THE EXERCISE: Can you transcribe every line exactly and leave the pictures behind?

SUPPLIED DATA:
┄┄┄┄┄┄┄┄┄┄┄┄┄┄┄┄┄┄┄┄

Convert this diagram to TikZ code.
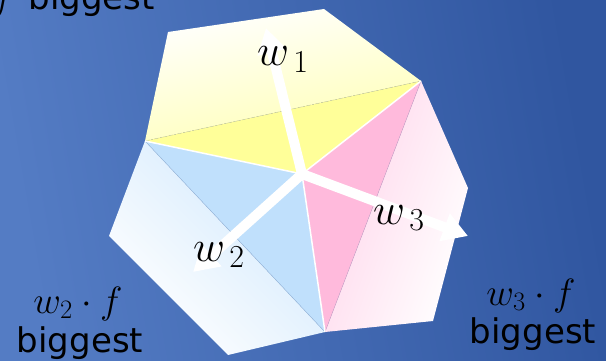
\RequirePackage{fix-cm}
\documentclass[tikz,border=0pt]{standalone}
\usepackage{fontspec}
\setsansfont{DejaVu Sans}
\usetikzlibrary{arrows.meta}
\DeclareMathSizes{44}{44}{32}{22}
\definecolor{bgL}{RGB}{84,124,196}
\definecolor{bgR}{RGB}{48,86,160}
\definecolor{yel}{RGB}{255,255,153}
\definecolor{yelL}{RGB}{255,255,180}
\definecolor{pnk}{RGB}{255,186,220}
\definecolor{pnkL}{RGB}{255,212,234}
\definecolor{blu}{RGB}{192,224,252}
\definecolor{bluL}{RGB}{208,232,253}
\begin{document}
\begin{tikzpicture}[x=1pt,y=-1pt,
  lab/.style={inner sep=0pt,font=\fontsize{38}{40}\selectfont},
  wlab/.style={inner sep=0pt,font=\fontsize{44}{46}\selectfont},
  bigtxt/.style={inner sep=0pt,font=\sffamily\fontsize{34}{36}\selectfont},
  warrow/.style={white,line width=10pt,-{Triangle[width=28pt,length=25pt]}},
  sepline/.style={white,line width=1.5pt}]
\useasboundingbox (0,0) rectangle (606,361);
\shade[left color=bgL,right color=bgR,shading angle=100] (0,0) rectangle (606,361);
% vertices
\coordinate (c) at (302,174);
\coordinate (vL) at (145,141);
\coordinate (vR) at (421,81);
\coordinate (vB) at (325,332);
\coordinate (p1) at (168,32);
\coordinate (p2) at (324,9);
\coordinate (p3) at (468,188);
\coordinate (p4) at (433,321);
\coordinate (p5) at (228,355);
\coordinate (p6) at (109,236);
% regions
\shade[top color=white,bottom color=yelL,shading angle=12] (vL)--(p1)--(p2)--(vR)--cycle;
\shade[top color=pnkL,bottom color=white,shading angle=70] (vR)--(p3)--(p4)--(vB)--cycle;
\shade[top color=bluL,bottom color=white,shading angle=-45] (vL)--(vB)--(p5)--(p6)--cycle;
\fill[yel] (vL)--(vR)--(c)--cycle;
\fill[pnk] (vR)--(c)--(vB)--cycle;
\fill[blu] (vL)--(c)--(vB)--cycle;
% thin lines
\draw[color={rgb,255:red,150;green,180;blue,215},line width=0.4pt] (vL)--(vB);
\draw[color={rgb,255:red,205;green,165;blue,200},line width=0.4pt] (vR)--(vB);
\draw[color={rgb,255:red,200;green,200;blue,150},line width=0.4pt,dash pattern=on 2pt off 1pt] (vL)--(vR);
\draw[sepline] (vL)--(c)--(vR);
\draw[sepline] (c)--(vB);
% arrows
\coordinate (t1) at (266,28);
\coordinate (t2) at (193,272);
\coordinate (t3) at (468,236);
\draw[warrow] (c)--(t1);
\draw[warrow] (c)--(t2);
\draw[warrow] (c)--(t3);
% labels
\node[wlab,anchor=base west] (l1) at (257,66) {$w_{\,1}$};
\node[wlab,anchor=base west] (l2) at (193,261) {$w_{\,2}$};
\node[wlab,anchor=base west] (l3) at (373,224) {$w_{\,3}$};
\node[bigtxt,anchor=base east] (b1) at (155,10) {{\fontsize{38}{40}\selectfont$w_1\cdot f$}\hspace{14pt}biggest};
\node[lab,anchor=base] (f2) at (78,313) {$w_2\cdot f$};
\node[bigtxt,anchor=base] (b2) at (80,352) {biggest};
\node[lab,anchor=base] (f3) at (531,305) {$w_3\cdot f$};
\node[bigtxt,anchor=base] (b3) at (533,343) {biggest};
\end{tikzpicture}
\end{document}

┄┄┄┄┄┄┄┄┄┄┄┄┄┄┄┄┄┄┄┄

THE RESULT:
Convert this diagram to TikZ code.
\RequirePackage{fix-cm}
\documentclass[tikz,border=0pt]{standalone}
\usepackage{fontspec}
\setsansfont{DejaVu Sans}
\usetikzlibrary{arrows.meta}
\DeclareMathSizes{44}{44}{32}{22}
\definecolor{bgL}{RGB}{84,124,196}
\definecolor{bgR}{RGB}{48,86,160}
\definecolor{yel}{RGB}{255,255,153}
\definecolor{yelL}{RGB}{255,255,180}
\definecolor{pnk}{RGB}{255,186,220}
\definecolor{pnkL}{RGB}{255,212,234}
\definecolor{blu}{RGB}{192,224,252}
\definecolor{bluL}{RGB}{208,232,253}
\begin{document}
\begin{tikzpicture}[x=1pt,y=-1pt,
  lab/.style={inner sep=0pt,font=\fontsize{38}{40}\selectfont},
  wlab/.style={inner sep=0pt,font=\fontsize{44}{46}\selectfont},
  bigtxt/.style={inner sep=0pt,font=\sffamily\fontsize{34}{36}\selectfont},
  warrow/.style={white,line width=10pt,-{Triangle[width=28pt,length=25pt]}},
  sepline/.style={white,line width=1.5pt}]
\useasboundingbox (0,0) rectangle (606,361);
\shade[left color=bgL,right color=bgR,shading angle=100] (0,0) rectangle (606,361);
% vertices
\coordinate (c) at (302,174);
\coordinate (vL) at (145,141);
\coordinate (vR) at (421,81);
\coordinate (vB) at (325,332);
\coordinate (p1) at (168,32);
\coordinate (p2) at (324,9);
\coordinate (p3) at (468,188);
\coordinate (p4) at (433,321);
\coordinate (p5) at (228,355);
\coordinate (p6) at (109,236);
% regions
\shade[top color=white,bottom color=yelL,shading angle=12] (vL)--(p1)--(p2)--(vR)--cycle;
\shade[top color=pnkL,bottom color=white,shading angle=70] (vR)--(p3)--(p4)--(vB)--cycle;
\shade[top color=bluL,bottom color=white,shading angle=-45] (vL)--(vB)--(p5)--(p6)--cycle;
\fill[yel] (vL)--(vR)--(c)--cycle;
\fill[pnk] (vR)--(c)--(vB)--cycle;
\fill[blu] (vL)--(c)--(vB)--cycle;
% thin lines
\draw[color={rgb,255:red,150;green,180;blue,215},line width=0.4pt] (vL)--(vB);
\draw[color={rgb,255:red,205;green,165;blue,200},line width=0.4pt] (vR)--(vB);
\draw[color={rgb,255:red,200;green,200;blue,150},line width=0.4pt,dash pattern=on 2pt off 1pt] (vL)--(vR);
\draw[sepline] (vL)--(c)--(vR);
\draw[sepline] (c)--(vB);
% arrows
\coordinate (t1) at (266,28);
\coordinate (t2) at (193,272);
\coordinate (t3) at (468,236);
\draw[warrow] (c)--(t1);
\draw[warrow] (c)--(t2);
\draw[warrow] (c)--(t3);
% labels
\node[wlab,anchor=base west] (l1) at (257,66) {$w_{\,1}$};
\node[wlab,anchor=base west] (l2) at (193,261) {$w_{\,2}$};
\node[wlab,anchor=base west] (l3) at (373,224) {$w_{\,3}$};
\node[bigtxt,anchor=base east] (b1) at (155,10) {{\fontsize{38}{40}\selectfont$w_1\cdot f$}\hspace{14pt}biggest};
\node[lab,anchor=base] (f2) at (78,313) {$w_2\cdot f$};
\node[bigtxt,anchor=base] (b2) at (80,352) {biggest};
\node[lab,anchor=base] (f3) at (531,305) {$w_3\cdot f$};
\node[bigtxt,anchor=base] (b3) at (533,343) {biggest};
\end{tikzpicture}
\end{document}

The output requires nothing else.